## INFORMATION SHOWN
....................

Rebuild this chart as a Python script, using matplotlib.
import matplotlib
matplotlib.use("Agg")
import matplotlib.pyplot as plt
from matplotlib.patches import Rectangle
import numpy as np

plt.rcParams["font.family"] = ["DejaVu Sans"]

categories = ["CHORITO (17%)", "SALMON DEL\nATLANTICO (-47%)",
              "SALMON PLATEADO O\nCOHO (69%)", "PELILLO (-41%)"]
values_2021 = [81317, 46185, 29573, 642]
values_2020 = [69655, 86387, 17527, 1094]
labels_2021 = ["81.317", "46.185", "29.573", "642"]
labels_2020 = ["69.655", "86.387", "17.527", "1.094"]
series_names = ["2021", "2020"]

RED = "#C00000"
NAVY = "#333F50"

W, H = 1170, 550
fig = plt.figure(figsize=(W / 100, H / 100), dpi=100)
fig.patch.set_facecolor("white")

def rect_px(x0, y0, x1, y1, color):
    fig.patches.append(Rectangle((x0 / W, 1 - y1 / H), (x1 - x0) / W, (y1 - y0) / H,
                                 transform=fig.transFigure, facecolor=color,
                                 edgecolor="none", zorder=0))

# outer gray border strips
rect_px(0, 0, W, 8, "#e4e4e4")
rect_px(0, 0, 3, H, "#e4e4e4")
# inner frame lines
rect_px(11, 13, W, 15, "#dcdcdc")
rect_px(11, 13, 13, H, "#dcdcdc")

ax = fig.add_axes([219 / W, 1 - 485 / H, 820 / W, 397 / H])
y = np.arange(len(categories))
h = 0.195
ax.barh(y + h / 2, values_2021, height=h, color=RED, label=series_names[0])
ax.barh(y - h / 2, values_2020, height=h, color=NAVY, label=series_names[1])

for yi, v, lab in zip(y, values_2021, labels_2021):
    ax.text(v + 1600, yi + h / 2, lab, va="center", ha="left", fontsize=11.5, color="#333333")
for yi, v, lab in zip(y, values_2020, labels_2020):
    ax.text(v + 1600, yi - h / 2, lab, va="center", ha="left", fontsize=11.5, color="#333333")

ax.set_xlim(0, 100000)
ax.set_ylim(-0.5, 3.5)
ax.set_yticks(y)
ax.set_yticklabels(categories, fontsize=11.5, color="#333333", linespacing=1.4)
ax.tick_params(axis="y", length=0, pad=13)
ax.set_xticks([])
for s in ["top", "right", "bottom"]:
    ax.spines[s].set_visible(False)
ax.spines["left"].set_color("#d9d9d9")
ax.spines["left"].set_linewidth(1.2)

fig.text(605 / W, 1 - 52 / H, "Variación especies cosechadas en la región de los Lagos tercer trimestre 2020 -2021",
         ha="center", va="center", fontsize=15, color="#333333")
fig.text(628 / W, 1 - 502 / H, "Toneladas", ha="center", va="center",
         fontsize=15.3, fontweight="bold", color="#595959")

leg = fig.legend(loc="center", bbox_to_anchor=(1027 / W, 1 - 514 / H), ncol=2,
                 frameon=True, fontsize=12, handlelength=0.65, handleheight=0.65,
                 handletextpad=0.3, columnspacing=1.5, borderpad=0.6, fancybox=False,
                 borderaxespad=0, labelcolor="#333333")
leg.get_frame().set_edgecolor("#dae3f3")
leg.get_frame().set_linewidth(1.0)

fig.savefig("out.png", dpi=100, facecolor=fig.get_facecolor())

....................

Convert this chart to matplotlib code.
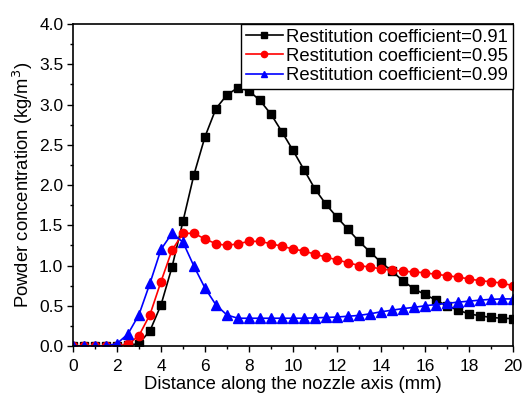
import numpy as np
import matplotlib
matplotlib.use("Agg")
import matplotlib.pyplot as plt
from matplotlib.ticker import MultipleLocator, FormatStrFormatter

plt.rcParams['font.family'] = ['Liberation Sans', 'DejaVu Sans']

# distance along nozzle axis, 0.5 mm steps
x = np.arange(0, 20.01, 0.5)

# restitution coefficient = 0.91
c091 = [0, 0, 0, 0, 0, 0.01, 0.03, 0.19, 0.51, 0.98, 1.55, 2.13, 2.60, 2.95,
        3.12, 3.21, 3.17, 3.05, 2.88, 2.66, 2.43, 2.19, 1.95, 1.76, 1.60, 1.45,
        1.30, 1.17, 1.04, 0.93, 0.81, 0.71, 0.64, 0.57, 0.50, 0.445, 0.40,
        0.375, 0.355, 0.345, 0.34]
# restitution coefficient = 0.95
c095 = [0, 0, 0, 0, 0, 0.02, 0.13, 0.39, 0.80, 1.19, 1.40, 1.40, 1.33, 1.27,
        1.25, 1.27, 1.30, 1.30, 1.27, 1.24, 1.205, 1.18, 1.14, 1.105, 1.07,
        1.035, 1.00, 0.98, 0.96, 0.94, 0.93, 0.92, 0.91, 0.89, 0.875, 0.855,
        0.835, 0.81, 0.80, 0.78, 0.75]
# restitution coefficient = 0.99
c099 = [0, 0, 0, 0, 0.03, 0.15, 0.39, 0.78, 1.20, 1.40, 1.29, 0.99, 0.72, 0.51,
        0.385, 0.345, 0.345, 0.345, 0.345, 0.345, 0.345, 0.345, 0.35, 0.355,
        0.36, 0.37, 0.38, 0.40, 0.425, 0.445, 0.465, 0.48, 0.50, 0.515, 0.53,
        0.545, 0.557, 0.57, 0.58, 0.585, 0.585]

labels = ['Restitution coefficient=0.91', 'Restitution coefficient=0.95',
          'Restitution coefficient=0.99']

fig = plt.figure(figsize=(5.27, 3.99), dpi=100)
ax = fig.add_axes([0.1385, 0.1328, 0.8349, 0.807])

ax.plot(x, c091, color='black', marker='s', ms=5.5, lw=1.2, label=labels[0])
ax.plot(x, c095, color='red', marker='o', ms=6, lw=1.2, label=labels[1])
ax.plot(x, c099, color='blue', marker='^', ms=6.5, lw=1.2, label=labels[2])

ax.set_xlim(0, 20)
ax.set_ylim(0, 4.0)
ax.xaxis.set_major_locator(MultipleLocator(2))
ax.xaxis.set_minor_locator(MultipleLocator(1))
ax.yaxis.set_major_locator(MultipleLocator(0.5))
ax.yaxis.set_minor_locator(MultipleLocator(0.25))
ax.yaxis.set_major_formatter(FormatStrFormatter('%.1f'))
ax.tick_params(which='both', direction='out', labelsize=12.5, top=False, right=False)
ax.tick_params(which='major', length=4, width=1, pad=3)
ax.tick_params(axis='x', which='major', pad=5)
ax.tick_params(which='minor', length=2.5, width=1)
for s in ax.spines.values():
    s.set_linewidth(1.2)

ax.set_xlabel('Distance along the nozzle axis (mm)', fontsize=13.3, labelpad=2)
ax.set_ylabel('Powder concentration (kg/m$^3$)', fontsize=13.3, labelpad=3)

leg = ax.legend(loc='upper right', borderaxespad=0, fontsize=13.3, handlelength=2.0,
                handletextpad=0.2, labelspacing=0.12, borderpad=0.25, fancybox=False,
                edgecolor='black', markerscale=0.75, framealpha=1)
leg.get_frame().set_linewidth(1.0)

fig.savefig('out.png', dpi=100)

....................

## SHORT TASK
Could you quote, word for word, only the lines from the one containing "Convert this chart to matplotlib code." through the one containing "x = np.arange(0, 20.01, 0.5)", both included, and leave out any pictures?

## RESULT OF THE TASK
Convert this chart to matplotlib code.
import numpy as np
import matplotlib
matplotlib.use("Agg")
import matplotlib.pyplot as plt
from matplotlib.ticker import MultipleLocator, FormatStrFormatter

plt.rcParams['font.family'] = ['Liberation Sans', 'DejaVu Sans']

# distance along nozzle axis, 0.5 mm steps
x = np.arange(0, 20.01, 0.5)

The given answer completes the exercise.